The best practice is to use separate folders for scripts and its dependent files for each step and specify that folder as the `source_directory` for the step. This helps reduce the size of the snapshot created for the step (only the specific folder is snapshotted). Since changes in any files in the `source_directory` would trigger a re-upload of the snapshot, this helps keep the reuse of the step when there are no changes in the `source_directory` of the step.
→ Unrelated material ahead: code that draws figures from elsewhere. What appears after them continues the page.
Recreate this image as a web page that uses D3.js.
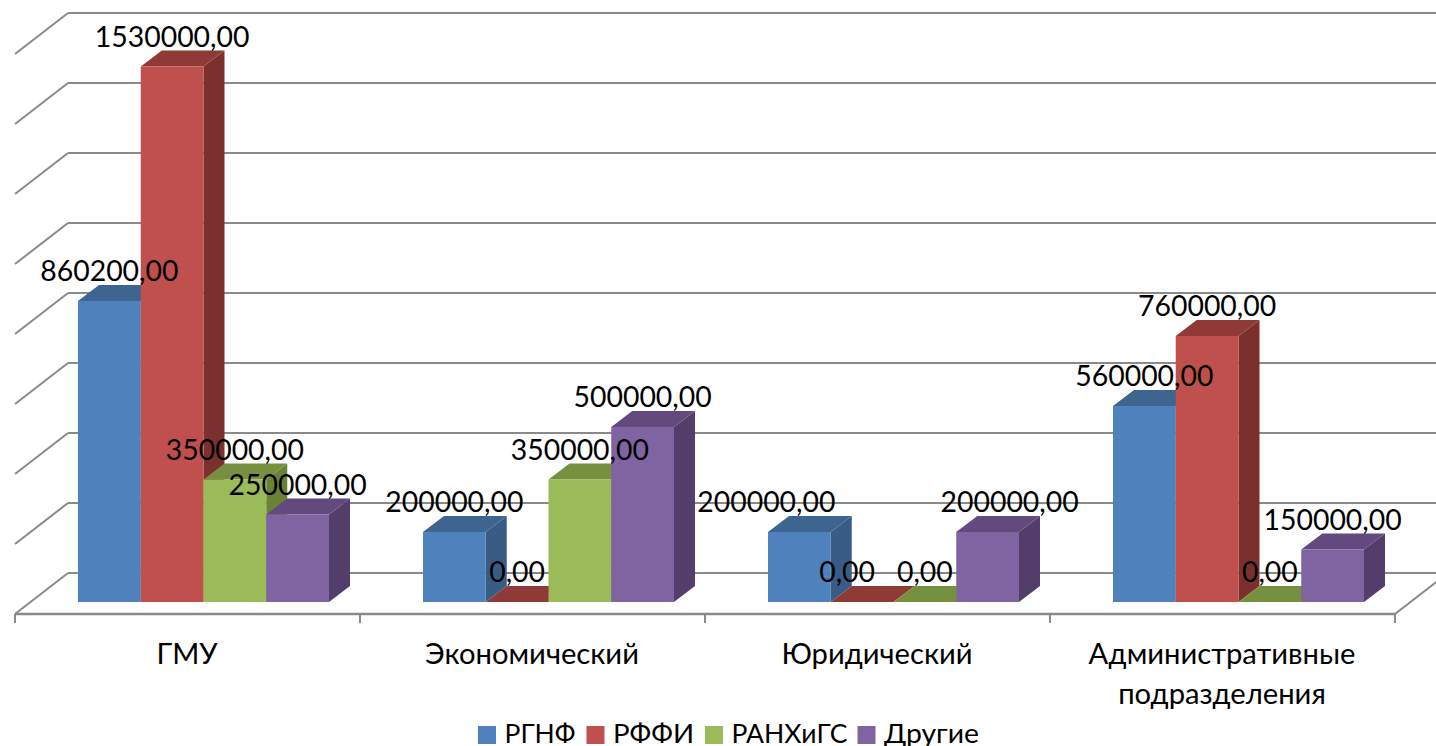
<!DOCTYPE html>
<html><head><meta charset="utf-8">
<script src="https://cdn.jsdelivr.net/npm/d3@7/dist/d3.min.js"></script>
<style>html,body{margin:0;padding:0;background:#fff;overflow:hidden}
svg{display:block}text{font-family:"Lato","Noto Sans",sans-serif;fill:#000}</style>
</head><body><svg id="c" width="1436" height="746"></svg>
<script>
const categories = ["ГМУ","Экономический","Юридический","Административные\nподразделения"];
const seriesNames = ["РГНФ","РФФИ","РАНХиГС","Другие"];
const rgnf  = [860200,200000,200000,560000];
const rffi  = [1530000,0,0,760000];
const ranh  = [350000,350000,0,0];
const other = [250000,500000,200000,150000];
const seriesValues = [rgnf,rffi,ranh,other];
const gridTicks = [0,200000,400000,600000,800000,1000000,1200000,1400000,1600000];
const frontColors = ["#4F81BD","#C0504D","#9BBB59","#8064A2"];
const topColors   = ["#3E6490","#8F3A37","#76903F","#624A7E"];
const sideColors  = ["#385C86","#7B302E","#6A8136","#533E6B"];
const legendX = [478,586.5,705,857.5];
const legendTextW = [71,81,116,95];
// horizontal nudges of the data labels that the original moved off their bars: [category][series]
const labelNudge = [[0,0,0,0],[0,0,0,0],[-33,-15,0,22],[0,0,0,0]];

const svg = d3.select("#c");
const gridColor = "#8a8a8a";
const x = d3.scaleBand().domain(categories).range([15,1395]);
const y = d3.scaleLinear().domain([0,1600000]).range([602,42]);
const inner = d3.scaleBand().domain(d3.range(4)).range([63,314]);
const barDx = 21, barDy = 16;      // bar depth
const wallDx = 53, wallDy = 41;    // side-wall depth
const floorFront = 614, gridShift = -29;

const gy = v => y(v) + gridShift;
svg.append("g").selectAll("line").data(gridTicks).join("line")
  .attr("x1",15+wallDx).attr("x2",1450)
  .attr("y1",gy).attr("y2",gy)
  .attr("stroke",gridColor).attr("stroke-width",2);
svg.append("g").selectAll("line").data(gridTicks).join("line")
  .attr("x1",15+wallDx).attr("x2",15)
  .attr("y1",gy).attr("y2",d=>gy(d)+wallDy)
  .attr("stroke",gridColor).attr("stroke-width",2);
svg.append("line").attr("x1",15).attr("x2",1395).attr("y1",floorFront).attr("y2",floorFront)
  .attr("stroke",gridColor).attr("stroke-width",2.5);
svg.append("line").attr("x1",1395).attr("x2",1395+wallDx).attr("y1",floorFront).attr("y2",floorFront-wallDy)
  .attr("stroke",gridColor).attr("stroke-width",2);
const tickXs = categories.map(c=>x(c)).concat([x(categories[3])+x.bandwidth()]);
svg.append("g").selectAll("line").data(tickXs).join("line")
  .attr("x1",d=>d).attr("x2",d=>d).attr("y1",floorFront).attr("y2",floorFront+9)
  .attr("stroke",gridColor).attr("stroke-width",2);

const bars = svg.append("g");
categories.forEach((c,ci)=>{
  seriesValues.forEach((vals,si)=>{
    const v = vals[ci];
    const x0 = x(c)+inner(si), w = inner.bandwidth();
    const x1 = x0+w, yt = y(v), yb = y(0);
    bars.append("polygon").attr("fill",sideColors[si])
      .attr("points",[[x1,yt],[x1+barDx,yt-barDy],[x1+barDx,yb-barDy],[x1,yb]].join(" "));
    bars.append("polygon").attr("fill",topColors[si])
      .attr("points",[[x0,yt],[x0+barDx,yt-barDy],[x1+barDx,yt-barDy],[x1,yt]].join(" "));
    if (v>0) bars.append("rect").attr("fill",frontColors[si])
      .attr("x",x0).attr("y",yt).attr("width",w).attr("height",yb-yt);
  });
});
const fmt = v => v.toFixed(2).replace(".",",");
categories.forEach((c,ci)=>{
  seriesValues.forEach((vals,si)=>{
    const v = vals[ci];
    svg.append("text").attr("x",x(c)+inner(si)+inner.bandwidth()/2+labelNudge[ci][si]).attr("y",y(v)-20)
      .attr("text-anchor","middle").attr("font-size",28.4).text(fmt(v));
  });
});
categories.forEach(c=>{
  c.split("\n").forEach((line,i)=>{
    svg.append("text").attr("x",x(c)+x.bandwidth()/2-0.5).attr("y",664+i*40)
      .attr("text-anchor","middle").attr("font-size",29.2).text(line);
  });
});
seriesNames.forEach((n,i)=>{
  svg.append("rect").attr("x",legendX[i]).attr("y",726).attr("width",18).attr("height",18).attr("fill",frontColors[i]);
  svg.append("text").attr("x",legendX[i]+26.5).attr("y",743).attr("font-size",27.6)
    .attr("textLength",legendTextW[i]).attr("lengthAdjust","spacingAndGlyphs").text(n);
});
</script></body></html>
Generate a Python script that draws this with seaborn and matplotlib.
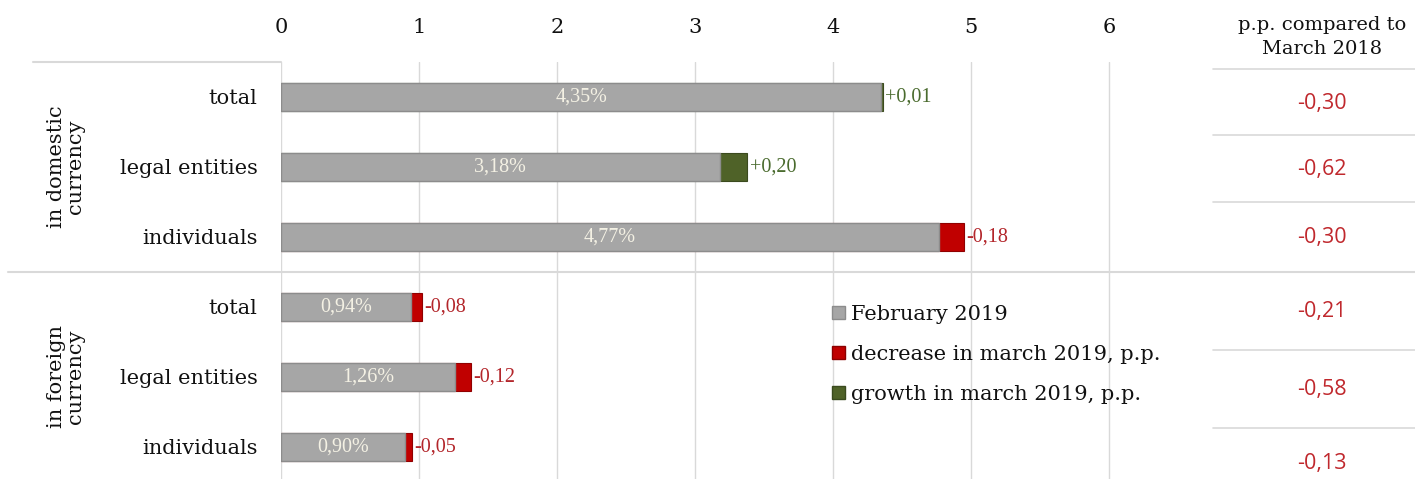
import numpy as np
import pandas as pd
import matplotlib
matplotlib.use("Agg")
import matplotlib.pyplot as plt
import matplotlib.transforms as mtransforms
from matplotlib.patches import Patch
from matplotlib.lines import Line2D
import seaborn as sns

# Data
groups = ["in domestic\ncurrency", "in foreign\ncurrency"]
categories = ["total", "legal entities", "individuals",
              "total", "legal entities", "individuals"]
feb_2019 = [4.35, 3.18, 4.77, 0.94, 1.26, 0.90]
march_change = [0.01, 0.20, -0.18, -0.08, -0.12, -0.05]
vs_march_2018 = [-0.30, -0.62, -0.30, -0.21, -0.58, -0.13]
x_ticks = [0, 1, 2, 3, 4, 5, 6]
legend_labels = ["February 2019", "decrease in march 2019, p.p.",
                 "growth in march 2019, p.p."]

GRAY = "#A6A6A6"
RED = "#C00000"
GREEN = "#4F6228"
RED_TXT = "#B3262B"
GREEN_TXT = "#4A6B2E"
INK = "#111111"

df = pd.DataFrame({"category": categories, "feb": feb_2019, "change": march_change})
df["row"] = [f"r{i}" for i in range(len(df))]
df["total_len"] = df["feb"] + df["change"].abs()
df["direction"] = np.where(df["change"] > 0, "growth", "decrease")

sns.set_theme(style="white")
plt.rcParams["font.family"] = ["DejaVu Serif"]
plt.rcParams["text.color"] = INK
plt.rcParams["xtick.color"] = INK
plt.rcParams["ytick.color"] = INK

W, H = 1415, 479
fig = plt.figure(figsize=(W / 100, H / 100), dpi=100)
ax = fig.add_axes([281 / W, 0, 897 / W, 417 / H])

# full bar (base + change) coloured by direction, then the grey base on top
sns.barplot(data=df, x="total_len", y="row", hue="direction", order=df["row"],
            palette={"growth": GREEN, "decrease": RED}, dodge=False, width=0.4,
            saturation=1, legend=False, ax=ax, linewidth=0.8)
for p in ax.patches:
    fc = p.get_facecolor()
    p.set_edgecolor(tuple(c * 0.75 for c in fc[:3]))
sns.barplot(data=df, x="feb", y="row", order=df["row"], color=GRAY, width=0.4,
            saturation=1, edgecolor="#8C8C8C", linewidth=1, ax=ax)

ax.set_xlim(0, 6.5)
ax.set_ylim(5.46, -0.5)
ax.xaxis.tick_top()
ax.set_xticks(x_ticks)
ax.set_xticklabels([str(t) for t in x_ticks], fontsize=15)
ax.set_yticks(range(len(df)))
ax.set_yticklabels(categories, fontsize=15)
ax.tick_params(axis="both", length=0)
ax.tick_params(axis="x", pad=18)
ax.tick_params(axis="y", pad=17)
ax.set_xlabel("")
ax.set_ylabel("")
ax.grid(axis="x", color="#D9D9D9", lw=1)
ax.set_axisbelow(True)
for s in ax.spines.values():
    s.set_visible(False)

# labels on and next to bars
for i, r in df.iterrows():
    ax.text(r["feb"] / 2, i, f"{r['feb']:.2f}%".replace(".", ","),
            ha="center", va="center", color="#F4F1E4", fontsize=14.5,
            family="Liberation Serif")
    col = GREEN_TXT if r["change"] > 0 else RED_TXT
    ax.text(r["total_len"] + 0.015, i, f"{r['change']:+.2f}".replace(".", ","),
            ha="left", va="center", color=col, fontsize=14.5,
            family="Liberation Serif")

# group labels and frame lines
tr = mtransforms.blended_transform_factory(fig.transFigure, ax.transData)
ax.text(66 / W, 1, groups[0], transform=tr, rotation=90, ha="center",
        va="center", fontsize=15, linespacing=1.05)
ax.text(66 / W, 4, groups[1], transform=tr, rotation=90, ha="center",
        va="center", fontsize=15, linespacing=1.05)
fig.add_artist(Line2D([8 / W, 1], [2.5, 2.5], transform=tr, color="#D9D9D9", lw=1.5))
fig.add_artist(Line2D([33 / W, 281 / W], [-0.5, -0.5], transform=tr, color="#D9D9D9", lw=1.5))

# right-hand table
tx = 1322 / W
fig.text(tx, 1 - 37 / H, "p.p. compared to\nMarch 2018", ha="center", va="center",
         fontsize=14, linespacing=1.45)
for yp in [69, 135, 202, 350, 428]:
    fig.add_artist(Line2D([1213 / W, 1], [1 - yp / H, 1 - yp / H],
                          transform=fig.transFigure, color="#D9D9D9", lw=1.2))
row_centres = [103, 169, 237, 312, 390, 463]
for v, yp in zip(vs_march_2018, row_centres):
    fig.text(tx, 1 - yp / H, f"{v:.2f}".replace(".", ","), ha="center", va="center",
             fontsize=15.5, color="#C0282D", family="Open Sans")

handles = [Patch(facecolor=GRAY, edgecolor="#8C8C8C"),
           Patch(facecolor=RED, edgecolor="#8B0000"),
           Patch(facecolor=GREEN, edgecolor="#3A4A1E")]
fig.legend(handles, legend_labels, loc="upper left",
           bbox_to_anchor=(832 / W, 1 - 305 / H), frameon=False, fontsize=15,
           handlelength=0.6, handleheight=0.6, handletextpad=0.3,
           labelspacing=1.0, borderpad=0, borderaxespad=0)

fig.savefig("out.png", dpi=100)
*Udacity Note:* There is no need to create an Azure ML experiment, this needs to re-use the experiment that was already created


In [4]:
# Choose a name for the run history container in the workspace.
# NOTE: update these to match your existing experiment name
experiment_name = 'ml-experiment-1'
project_folder = './pipeline-project'

experiment = Experiment(ws, experiment_name)
experiment

Name,Workspace,Report Page,Docs Page
ml-experiment-1,Udacity_1,Link to Azure Machine Learning studio,Link to Documentation


### Create or Attach an AmlCompute cluster
You will need to create a [compute target](https://docs.microsoft.com/azure/machine-learning/service/concept-azure-machine-learning-architecture#compute-target) for your AutoML run. In this tutorial, you get the default `AmlCompute` as your training compute resource.

**Udacity Note** There is no need to create a new compute target, it can re-use the previous cluster

In [5]:
from azureml.core.compute import AmlCompute
from azureml.core.compute import ComputeTarget
from azureml.core.compute_target import ComputeTargetException

# NOTE: update the cluster name to match the existing cluster
# Choose a name for your CPU cluster
amlcompute_cluster_name = "auto-ml"

# Verify that cluster does not exist already
try:
    compute_target = ComputeTarget(workspace=ws, name=amlcompute_cluster_name)
    print('Found existing cluster, use it.')
except ComputeTargetException:
    compute_config = AmlCompute.provisioning_configuration(vm_size='STANDARD_D2_V2',# for GPU, use "STANDARD_NC6"
                                                           #vm_priority = 'lowpriority', # optional
                                                           max_nodes=4)
    compute_target = ComputeTarget.create(ws, amlcompute_cluster_name, compute_config)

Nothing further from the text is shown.